The school that became a fortress
Holy Cross Primary School on the Ardoyne Road in Belfast has had more than its share of problems. Most of them will be familiar to many headteachers: broken windows, petty vandalism, arson attacks. In the early 1990s the school was almost burnt down; what wasn’t destroyed by the fire was severely damaged by smoke.
But in September 2001, the all-girls Catholic school was at the centre of a sectarian battle. For several months pupils and their parents, whose walk to school went through a Protestant area, were abused and threatened on their journey. On one occasion four RUC police officers were hurt when a blast bomb was thrown; no children were injured.
“Since then things have calmed down. The children are bussed up to school. It’s only a short distance but it can be a dangerous little spot,” says Betty Quinn, the headteacher.
One of the most obvious changes is to the physical presence of the school. When children and staff leave, the school is shut up behind steel shutters over every door and window. “If you pass it by in the evening with all the shutters down it’s grim,” says the head.
The extreme physical security measures installed to deal with the problems of 2001 have had other benefits, too. “In previous years there would have been sometimes theft from the school – computers and so on.
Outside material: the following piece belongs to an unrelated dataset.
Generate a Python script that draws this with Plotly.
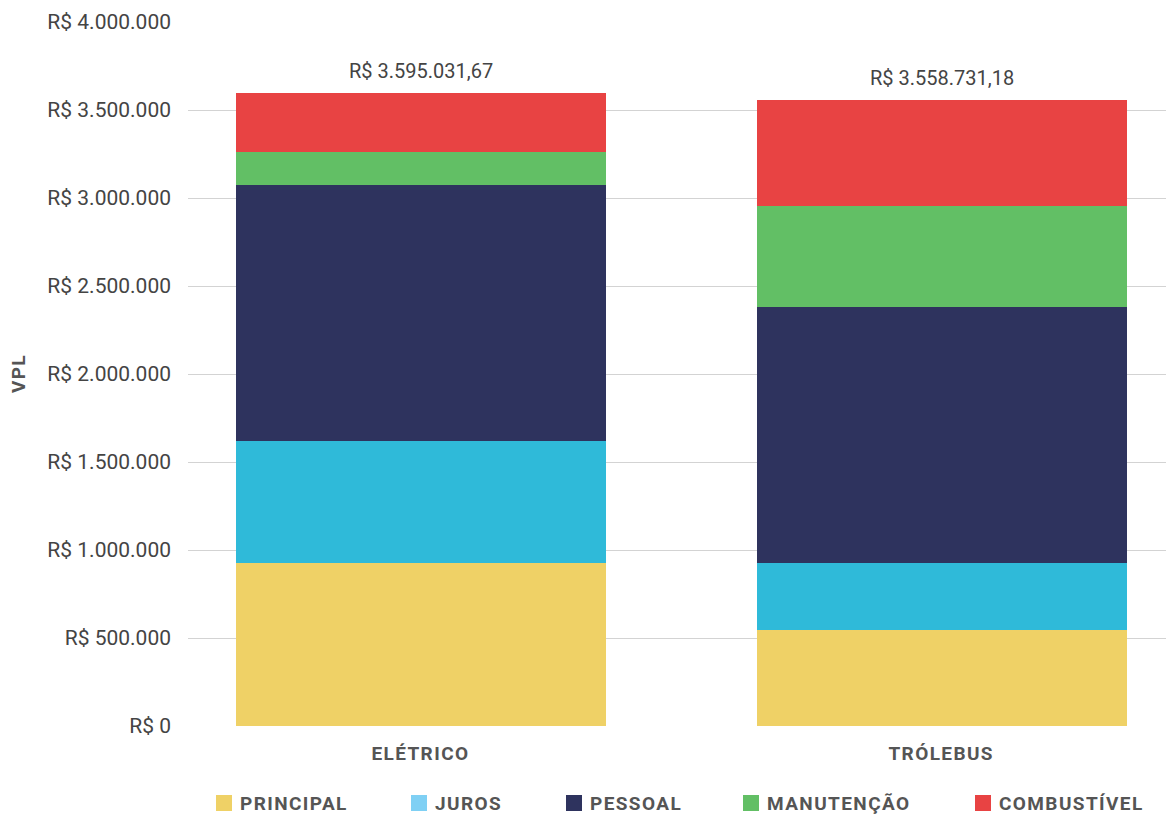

But now, because of the physical security of the shutters, there have been no thefts.”
Despite the level of security at evenings and weekends, Quinn says that the children don’t notice anything wrong and that during the day it’s a normal school with a happy atmosphere. “If the school has to appear like that from outside when children aren’t there it’s a small price to pay for them [not to come] in to find glass scattered on their workbooks.”